Other campuses have wrestled with issues of free speech and safety over the more charged protests, which have been threatening to some Jewish students.

Rabbi Mitchell Wohlberg, who for more that 43 years led Beth Tfiloh Congregation in Pikesville, the largest Modern Orthodox congregation in North America, said he is saddened by what he views as the loss of multiple former allies of Jews and Israel.

“I’m talking about the African-American community, the gay community, the academic community. I can keep going,” Wohlberg said. “All of the causes that we supported with a full heart — we were there for them… They’ve all swallowed the whole progressive white-Black, colonial-suppressed shtick.”
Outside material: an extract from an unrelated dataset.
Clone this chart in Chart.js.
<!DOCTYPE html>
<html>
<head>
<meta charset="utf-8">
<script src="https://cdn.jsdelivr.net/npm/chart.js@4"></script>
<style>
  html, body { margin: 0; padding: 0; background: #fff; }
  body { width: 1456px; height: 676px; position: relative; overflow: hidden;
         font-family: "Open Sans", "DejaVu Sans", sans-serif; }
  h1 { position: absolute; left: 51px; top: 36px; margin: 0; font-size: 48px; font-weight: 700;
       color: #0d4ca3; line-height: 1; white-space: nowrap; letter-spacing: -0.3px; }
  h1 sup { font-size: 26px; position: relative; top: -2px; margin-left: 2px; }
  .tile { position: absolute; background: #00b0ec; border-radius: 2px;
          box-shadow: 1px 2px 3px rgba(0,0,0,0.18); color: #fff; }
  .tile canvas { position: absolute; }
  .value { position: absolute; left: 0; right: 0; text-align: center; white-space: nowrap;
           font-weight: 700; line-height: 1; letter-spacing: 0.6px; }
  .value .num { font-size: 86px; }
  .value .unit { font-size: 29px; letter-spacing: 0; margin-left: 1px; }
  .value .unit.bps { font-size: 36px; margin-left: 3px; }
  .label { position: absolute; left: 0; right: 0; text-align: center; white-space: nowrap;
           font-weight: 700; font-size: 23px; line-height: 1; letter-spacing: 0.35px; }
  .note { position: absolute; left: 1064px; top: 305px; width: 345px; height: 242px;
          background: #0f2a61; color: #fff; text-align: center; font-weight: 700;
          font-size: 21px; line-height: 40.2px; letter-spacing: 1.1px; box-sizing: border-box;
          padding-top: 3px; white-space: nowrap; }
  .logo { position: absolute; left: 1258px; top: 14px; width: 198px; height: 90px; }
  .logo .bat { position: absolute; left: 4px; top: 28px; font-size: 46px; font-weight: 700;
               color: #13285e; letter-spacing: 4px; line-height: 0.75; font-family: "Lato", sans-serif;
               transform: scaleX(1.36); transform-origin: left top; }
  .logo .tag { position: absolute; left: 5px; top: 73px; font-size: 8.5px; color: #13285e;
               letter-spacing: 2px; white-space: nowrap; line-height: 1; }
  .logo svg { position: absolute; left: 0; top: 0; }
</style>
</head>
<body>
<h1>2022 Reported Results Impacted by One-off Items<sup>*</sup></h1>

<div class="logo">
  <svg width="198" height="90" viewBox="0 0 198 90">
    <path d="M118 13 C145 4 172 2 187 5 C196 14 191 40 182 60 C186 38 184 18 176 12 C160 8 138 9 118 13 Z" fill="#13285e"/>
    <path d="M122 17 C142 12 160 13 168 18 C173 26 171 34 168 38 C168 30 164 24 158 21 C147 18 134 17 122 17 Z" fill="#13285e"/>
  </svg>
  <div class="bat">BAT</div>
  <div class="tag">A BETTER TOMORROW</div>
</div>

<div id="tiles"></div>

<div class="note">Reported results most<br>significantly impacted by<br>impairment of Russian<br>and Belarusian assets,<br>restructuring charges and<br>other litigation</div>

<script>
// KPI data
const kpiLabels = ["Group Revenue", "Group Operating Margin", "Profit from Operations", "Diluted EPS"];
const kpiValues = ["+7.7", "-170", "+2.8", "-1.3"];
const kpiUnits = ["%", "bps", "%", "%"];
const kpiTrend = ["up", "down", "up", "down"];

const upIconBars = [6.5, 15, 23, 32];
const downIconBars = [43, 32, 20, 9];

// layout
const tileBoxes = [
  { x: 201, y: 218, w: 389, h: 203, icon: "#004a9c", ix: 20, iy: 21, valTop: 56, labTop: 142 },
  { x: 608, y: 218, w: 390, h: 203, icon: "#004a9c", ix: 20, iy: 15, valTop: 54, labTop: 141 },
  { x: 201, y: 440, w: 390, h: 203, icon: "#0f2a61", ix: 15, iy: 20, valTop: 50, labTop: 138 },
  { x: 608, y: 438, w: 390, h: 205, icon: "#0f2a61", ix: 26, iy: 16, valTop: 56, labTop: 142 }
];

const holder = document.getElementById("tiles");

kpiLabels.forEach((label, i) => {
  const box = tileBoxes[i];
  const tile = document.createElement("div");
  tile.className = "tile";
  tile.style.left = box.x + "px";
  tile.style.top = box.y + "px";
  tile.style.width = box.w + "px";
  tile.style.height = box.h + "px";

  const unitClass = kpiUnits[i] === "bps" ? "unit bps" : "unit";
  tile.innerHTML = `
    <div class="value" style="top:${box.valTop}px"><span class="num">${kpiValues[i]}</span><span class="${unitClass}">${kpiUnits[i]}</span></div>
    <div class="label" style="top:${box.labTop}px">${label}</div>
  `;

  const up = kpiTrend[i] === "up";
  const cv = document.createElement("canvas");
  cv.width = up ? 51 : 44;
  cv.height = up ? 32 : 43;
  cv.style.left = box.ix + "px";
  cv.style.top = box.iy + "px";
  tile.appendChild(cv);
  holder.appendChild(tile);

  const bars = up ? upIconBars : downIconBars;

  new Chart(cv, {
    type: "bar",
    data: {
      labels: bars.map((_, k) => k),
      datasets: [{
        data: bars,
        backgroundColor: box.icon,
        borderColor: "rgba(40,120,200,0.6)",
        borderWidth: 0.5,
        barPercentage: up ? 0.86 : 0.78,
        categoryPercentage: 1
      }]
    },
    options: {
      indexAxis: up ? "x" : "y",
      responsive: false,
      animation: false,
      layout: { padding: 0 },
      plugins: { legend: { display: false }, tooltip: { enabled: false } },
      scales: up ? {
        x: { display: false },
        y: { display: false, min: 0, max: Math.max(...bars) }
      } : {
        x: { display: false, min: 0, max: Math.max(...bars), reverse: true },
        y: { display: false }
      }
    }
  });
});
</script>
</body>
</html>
Within the Jewish community, there is a range of views. Rabbi Ariana Katz, the founding rabbi of Hinenu: the Baltimore Justice Shtiebl, a left-leaning synagogue and community, has participated in pro-Palestinian and pro-ceasefire demonstrations and accuses the Israeli government of perpetrating “a genocide.”

“Acting to save life is the highest Jewish value. For me, solidarity with the movement — participating in the movement for ceasefire, for justice for Palestinians — that stems from my Jewish values, because I know it guarantees safety for Jews and for Palestinians,” she said.

As the one-year mark approaches, many in Baltimore are watching anxiously as the war widens to encompass Lebanon and Iran.

“It’s painful what we’re witnessing,” said Sharif Silmi, a lawyer who lives in Catonsville and is active with both the ISB and CAIR. “We don’t need another war.”

Silmi, whose Palestinian family members first came to the U.S. in 1918, takes a long view, saying today’s conflict cannot be understood without the context of the decades of struggle that preceded it. He takes heart, though, that young people he’s met, particularly on college campuses, who he said have sought to learn more about his people’s plight.

Bridging the gap

The shock of the Oct. 7 attacks and the subsequent war has been challenging to those who seek to bridge religious and other divides, said Imam Mohamad Bashar Arafat, whose Columbia-based Civilizations Exchange and Cooperation Foundation offers a range of programs to do just that.

“For the first few months, It was very tough,” said Arafat, a former Muslim chaplain for Hopkins and the Baltimore City Police Department. “People were not ready to hear anything,”

Now though, it’s “completely different,” he said, as more people seek to understand the backdrop of a war going into its second year. He thinks of how his wife, was recently at a Walmart, where a woman approached and asked about some things — misconceptions, Arafat said — she’d heard about Muslims. They talked so long, Arafat said, the woman’s husband started honking the horn of his car in the parking lot.

“Our biggest enemy is ignorance,” he said, “and misinformation about the other.”

Ultimately, Arafat said, the only solution for the “tit for tat” cycle of violence is for people to take the initiative to reach across what divides them.

“I don’t know how we are going to go forward if we don’t address how we are going to live side by side,” he said. “We have no other alternative but to work for peace because we can’t fight forever.”